1/4 teaspoon greshly ground pepper

1 Tablespoon fresh sage, finely chopped

1 clove garlic, crushed

8 ozs. fresh mushroooms, thickly sliced

1/2 – 1 Tablespoon olive oil

2 cloves garlic, minced

1 Tablespoon Worcestershire sauce

2- 3 Tablespoons dark beer (I used Black Butte Porter)

Place ground meat, bread crumbs, milk, egg, onion, Worcestershire sauce, mustard, salt, pepper, sage and crushed garlic in a large bowl. Mix throughly. ( I use my hands here, freshly washed, rings off.)

Spread mixture in an ungreased meatloaf pan or, if you don’t have one, use a plain 9x5x3 inch loaf pan.

Bake at 350 degrees until a thermometer inserted into the middle of the loaf reads 165 degrees, approximately 1 hour. Remove from oven. Let stand five to ten minutes before serving.

To make the Mushroom Sauce:

Heat olive oil in a small skillet over medium heat. When hot add garlic and mushrooms. Saute until garlic softens, approximately 3 minutes.

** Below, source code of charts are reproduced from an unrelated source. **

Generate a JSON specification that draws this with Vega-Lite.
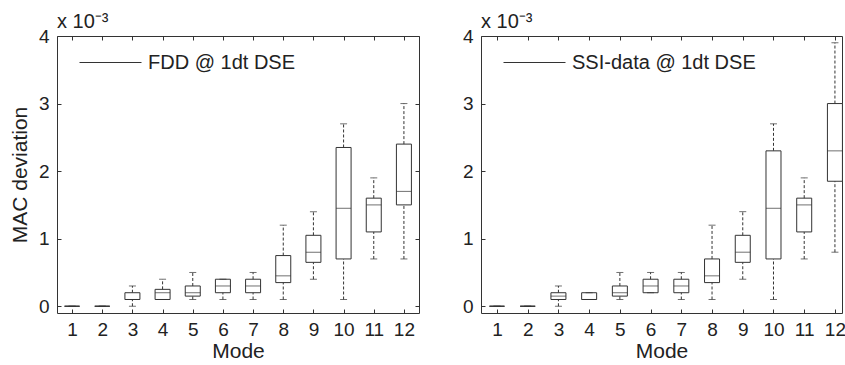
{
  "$schema": "https://vega.github.io/schema/vega-lite/v6.json",
  "background": "white",
  "padding": {"left": 8, "top": 11, "right": 0, "bottom": 0},
  "spacing": 41,
  "datasets": {
    "boxes": [
      {"panel": "FDD", "series": "FDD @ 1dt DSE", "mode": 1, "lo": 0, "q1": 0, "med": 0, "q3": 0, "hi": 0},
      {"panel": "FDD", "series": "FDD @ 1dt DSE", "mode": 2, "lo": 0, "q1": 0, "med": 0, "q3": 0, "hi": 0},
      {"panel": "FDD", "series": "FDD @ 1dt DSE", "mode": 3, "lo": 0, "q1": 0.1, "med": 0.1, "q3": 0.2, "hi": 0.3},
      {"panel": "FDD", "series": "FDD @ 1dt DSE", "mode": 4, "lo": 0.1, "q1": 0.1, "med": 0.2, "q3": 0.25, "hi": 0.4},
      {"panel": "FDD", "series": "FDD @ 1dt DSE", "mode": 5, "lo": 0.1, "q1": 0.15, "med": 0.2, "q3": 0.3, "hi": 0.5},
      {"panel": "FDD", "series": "FDD @ 1dt DSE", "mode": 6, "lo": 0.1, "q1": 0.2, "med": 0.3, "q3": 0.4, "hi": 0.4},
      {"panel": "FDD", "series": "FDD @ 1dt DSE", "mode": 7, "lo": 0.1, "q1": 0.2, "med": 0.3, "q3": 0.4, "hi": 0.5},
      {"panel": "FDD", "series": "FDD @ 1dt DSE", "mode": 8, "lo": 0.1, "q1": 0.35, "med": 0.45, "q3": 0.75, "hi": 1.2},
      {"panel": "FDD", "series": "FDD @ 1dt DSE", "mode": 9, "lo": 0.4, "q1": 0.65, "med": 0.8, "q3": 1.05, "hi": 1.4},
      {"panel": "FDD", "series": "FDD @ 1dt DSE", "mode": 10, "lo": 0.1, "q1": 0.7, "med": 1.45, "q3": 2.35, "hi": 2.7},
      {"panel": "FDD", "series": "FDD @ 1dt DSE", "mode": 11, "lo": 0.7, "q1": 1.1, "med": 1.5, "q3": 1.6, "hi": 1.9},
      {"panel": "FDD", "series": "FDD @ 1dt DSE", "mode": 12, "lo": 0.7, "q1": 1.5, "med": 1.7, "q3": 2.4, "hi": 3.0},
      {"panel": "SSI", "series": "SSI-data @ 1dt DSE", "mode": 1, "lo": 0, "q1": 0, "med": 0, "q3": 0, "hi": 0},
      {"panel": "SSI", "series": "SSI-data @ 1dt DSE", "mode": 2, "lo": 0, "q1": 0, "med": 0, "q3": 0, "hi": 0},
      {"panel": "SSI", "series": "SSI-data @ 1dt DSE", "mode": 3, "lo": 0, "q1": 0.1, "med": 0.15, "q3": 0.2, "hi": 0.3},
      {"panel": "SSI", "series": "SSI-data @ 1dt DSE", "mode": 4, "lo": 0.1, "q1": 0.1, "med": 0.1, "q3": 0.2, "hi": 0.2},
      {"panel": "SSI", "series": "SSI-data @ 1dt DSE", "mode": 5, "lo": 0.1, "q1": 0.15, "med": 0.2, "q3": 0.3, "hi": 0.5},
      {"panel": "SSI", "series": "SSI-data @ 1dt DSE", "mode": 6, "lo": 0.2, "q1": 0.2, "med": 0.3, "q3": 0.4, "hi": 0.5},
      {"panel": "SSI", "series": "SSI-data @ 1dt DSE", "mode": 7, "lo": 0.1, "q1": 0.2, "med": 0.3, "q3": 0.4, "hi": 0.5},
      {"panel": "SSI", "series": "SSI-data @ 1dt DSE", "mode": 8, "lo": 0.1, "q1": 0.35, "med": 0.45, "q3": 0.7, "hi": 1.2},
      {"panel": "SSI", "series": "SSI-data @ 1dt DSE", "mode": 9, "lo": 0.4, "q1": 0.65, "med": 0.8, "q3": 1.05, "hi": 1.4},
      {"panel": "SSI", "series": "SSI-data @ 1dt DSE", "mode": 10, "lo": 0.1, "q1": 0.7, "med": 1.45, "q3": 2.3, "hi": 2.7},
      {"panel": "SSI", "series": "SSI-data @ 1dt DSE", "mode": 11, "lo": 0.7, "q1": 1.1, "med": 1.5, "q3": 1.6, "hi": 1.9},
      {"panel": "SSI", "series": "SSI-data @ 1dt DSE", "mode": 12, "lo": 0.8, "q1": 1.85, "med": 2.3, "q3": 3.0, "hi": 3.9}
    ]
  },
  "resolve": {"scale": {"color": "independent"}, "legend": {"color": "independent"}},
  "hconcat": [
    {
      "width": 362,
      "height": 277,
      "data": {"name": "boxes"},
      "transform": [{"filter": "datum.panel === 'FDD'"}],
      "title": {"text": "x 10⁻³", "anchor": "start", "frame": "group", "fontSize": 20, "fontWeight": "normal", "offset": -5, "color": "#222"},
      "resolve": {"axis": {"x": "independent", "y": "independent"}},
      "layer": [
        {
          "mark": {"type": "rule", "strokeWidth": 1},
          "encoding": {
            "x": {"field": "mode", "type": "quantitative", "scale": {"domain": [0.5, 12.5], "nice": false, "zero": false, "padding": 0}, "axis": null},
            "y": {"field": "q1", "type": "quantitative", "scale": {"domain": [-0.1, 4], "nice": false, "zero": false, "padding": 0}, "axis": null},
            "y2": {"field": "q3"},
            "color": {"field": "series", "type": "nominal", "scale": {"range": ["#333333"]},
              "legend": {"orient": "none", "legendX": 22, "legendY": -5, "title": null, "symbolType": "stroke", "symbolSize": 3844, "symbolStrokeWidth": 1, "labelFontSize": 20, "labelColor": "#222", "labelOffset": 6, "labelLimit": 0, "padding": 0}}
          }
        },
        {
          "mark": {"type": "rule", "strokeDash": [3, 2], "color": "#333", "strokeWidth": 1},
          "encoding": {
            "x": {"field": "mode", "type": "quantitative", "axis": null},
            "y": {"field": "lo", "type": "quantitative", "axis": null},
            "y2": {"field": "q1"}
          }
        },
        {
          "mark": {"type": "rule", "strokeDash": [3, 2], "color": "#333", "strokeWidth": 1},
          "encoding": {
            "x": {"field": "mode", "type": "quantitative", "axis": null},
            "y": {"field": "q3", "type": "quantitative", "axis": null},
            "y2": {"field": "hi"}
          }
        },
        {
          "mark": {"type": "bar", "size": 15, "fill": "white", "stroke": "#333", "strokeWidth": 1},
          "encoding": {
            "x": {"field": "mode", "type": "quantitative", "title": "Mode",
              "axis": {"orient": "bottom", "values": [1,2,3,4,5,6,7,8,9,10,11,12], "format": "d", "tickSize": -4, "labelPadding": 11, "titlePadding": 1}},
            "y": {"field": "q1", "type": "quantitative", "title": "MAC deviation",
              "axis": {"orient": "left", "values": [0,1,2,3,4], "format": "d", "tickSize": -4, "labelPadding": 12, "titlePadding": 8}},
            "y2": {"field": "q3"}
          }
        },
        {
          "mark": {"type": "tick", "orient": "horizontal", "size": 15, "thickness": 1, "color": "#333"},
          "encoding": {
            "x": {"field": "mode", "type": "quantitative", "axis": null},
            "y": {"field": "med", "type": "quantitative", "axis": null}
          }
        },
        {
          "mark": {"type": "tick", "orient": "horizontal", "size": 7, "thickness": 1, "color": "#333"},
          "encoding": {
            "x": {"field": "mode", "type": "quantitative",
              "axis": {"orient": "top", "values": [1,2,3,4,5,6,7,8,9,10,11,12], "labels": false, "title": null, "tickSize": -4, "minExtent": 0, "maxExtent": 0}},
            "y": {"field": "lo", "type": "quantitative",
              "axis": {"orient": "right", "values": [0,1,2,3,4], "labels": false, "title": null, "tickSize": -4, "minExtent": 0, "maxExtent": 0}}
          }
        },
        {
          "mark": {"type": "tick", "orient": "horizontal", "size": 7, "thickness": 1, "color": "#333"},
          "encoding": {
            "x": {"field": "mode", "type": "quantitative", "axis": null},
            "y": {"field": "hi", "type": "quantitative", "axis": null}
          }
        }
      ]
    },
    {
      "width": 361,
      "height": 277,
      "data": {"name": "boxes"},
      "transform": [{"filter": "datum.panel === 'SSI'"}],
      "title": {"text": "x 10⁻³", "anchor": "start", "frame": "group", "fontSize": 20, "fontWeight": "normal", "offset": -5, "color": "#222"},
      "resolve": {"axis": {"x": "independent", "y": "independent"}},
      "layer": [
        {
          "mark": {"type": "rule", "strokeWidth": 1},
          "encoding": {
            "x": {"field": "mode", "type": "quantitative", "scale": {"domain": [0.48, 12.23], "nice": false, "zero": false, "padding": 0}, "axis": null},
            "y": {"field": "q1", "type": "quantitative", "scale": {"domain": [-0.1, 4], "nice": false, "zero": false, "padding": 0}, "axis": null},
            "y2": {"field": "q3"},
            "color": {"field": "series", "type": "nominal", "scale": {"range": ["#333333"]},
              "legend": {"orient": "none", "legendX": 22, "legendY": -5, "title": null, "symbolType": "stroke", "symbolSize": 3844, "symbolStrokeWidth": 1, "labelFontSize": 20, "labelColor": "#222", "labelOffset": 6, "labelLimit": 0, "padding": 0}}
          }
        },
        {
          "mark": {"type": "rule", "strokeDash": [3, 2], "color": "#333", "strokeWidth": 1},
          "encoding": {
            "x": {"field": "mode", "type": "quantitative", "axis": null},
            "y": {"field": "lo", "type": "quantitative", "axis": null},
            "y2": {"field": "q1"}
          }
        },
        {
          "mark": {"type": "rule", "strokeDash": [3, 2], "color": "#333", "strokeWidth": 1},
          "encoding": {
            "x": {"field": "mode", "type": "quantitative", "axis": null},
            "y": {"field": "q3", "type": "quantitative", "axis": null},
            "y2": {"field": "hi"}
          }
        },
        {
          "mark": {"type": "bar", "size": 15, "fill": "white", "stroke": "#333", "strokeWidth": 1},
          "encoding": {
            "x": {"field": "mode", "type": "quantitative", "title": "Mode",
              "axis": {"orient": "bottom", "values": [1,2,3,4,5,6,7,8,9,10,11,12], "format": "d", "tickSize": -4, "labelPadding": 11, "titlePadding": 1}},
            "y": {"field": "q1", "type": "quantitative", "title": null,
              "axis": {"orient": "left", "values": [0,1,2,3,4], "format": "d", "tickSize": -4, "labelPadding": 12, "minExtent": 0}},
            "y2": {"field": "q3"}
          }
        },
        {
          "mark": {"type": "tick", "orient": "horizontal", "size": 15, "thickness": 1, "color": "#333"},
          "encoding": {
            "x": {"field": "mode", "type": "quantitative", "axis": null},
            "y": {"field": "med", "type": "quantitative", "axis": null}
          }
        },
        {
          "mark": {"type": "tick", "orient": "horizontal", "size": 7, "thickness": 1, "color": "#333"},
          "encoding": {
            "x": {"field": "mode", "type": "quantitative",
              "axis": {"orient": "top", "values": [1,2,3,4,5,6,7,8,9,10,11,12], "labels": false, "title": null, "tickSize": -4, "minExtent": 0, "maxExtent": 0}},
            "y": {"field": "lo", "type": "quantitative", "axis": null}
          }
        },
        {
          "mark": {"type": "tick", "orient": "horizontal", "size": 7, "thickness": 1, "color": "#333"},
          "encoding": {
            "x": {"field": "mode", "type": "quantitative", "axis": null},
            "y": {"field": "hi", "type": "quantitative", "axis": null}
          }
        }
      ]
    }
  ],
  "config": {
    "font": "Liberation Sans",
    "view": {"stroke": "#333", "strokeWidth": 1},
    "axis": {"domain": false, "grid": false, "tickColor": "#333", "labelFontSize": 19, "labelColor": "#222", "titleFontSize": 21, "titleFontWeight": "normal", "titleColor": "#222", "labelFont": "Liberation Sans", "titleFont": "Liberation Sans"},
    "legend": {"labelFont": "Liberation Sans"},
    "title": {"font": "Liberation Sans"}
  }
}
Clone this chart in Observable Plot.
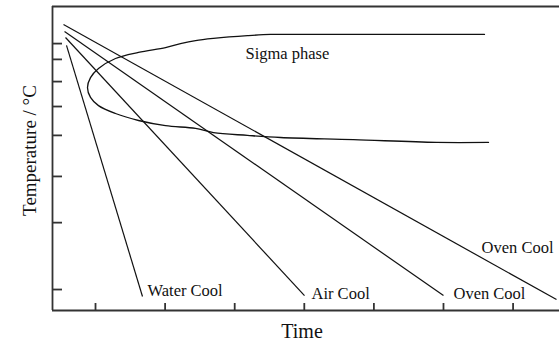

Add Worcestershire sauce and beer to the skillet and cook, stirring frequently until mushrooms are tender.

Transfer mushrooms to a small dish. Continue cooking the liquid until thickened and reduced. Pour over the mushrooms. Spoon over meatloaf slices and serve.

Leftovers? If you are lucky enough to have some there’s no better way to eat them than on a Meatloaf Sandwich. Even better, try a Meatloaf Sandwich with some of those mushrooms.

I know. I know! You can put yours on whatever kind of bread you like but, for me, you can’t beat a Meatloaf Sandwich, or a Leftover Thanksgiving Turkey Sandwich for that matter, on plain soft white bread. Yum!

11 Comments

  1. Absolutely delicious meal! Thanks for the recipe!

  2. Buffalo! Oh my…but it does sound interesting and I would love to try it. The meatloaf with the mushroom sauce looks amazing! And the sandwich is mouthwatering!

  3. The meatloaf looks smacky!
    Meatloaf pan? how fancy smancy are you. 🙂

  4. I love making meatloaf just for the leftovers! This one looks delicious.

  5. the southern hostess

    Yum! There’s nothing like a meatloaf sandwich.

  6. Lisa, Lisa, Lisa:

    I can’t believe you used the Betty Crocker recipe. I learned how to cook with it. I love the fluffy meat loaf recipe. I still have the cook book. I will try your variations..

  7. That looks like one hearty stick to your ribs fall dinner! Just the kind my husband loves me to make. Especially the mushroom sauce. Fall is here.

  8. meatloaf is practically another word for comfort in my mind. 🙂
    i love that yours is thick and solid enough to be used in a sandwich!

  9. I can’t believe I don’t have a meatloaf pan!

  10. Oh my gosh, does that meatloaf look good! And meatloaf sandwiches are my favorite. That’s what we’re having for dinner.

  11. I am certain my husband would flip over this (I actually buy bison loaf for him from our local Planet Organic store). Looks gorgeous!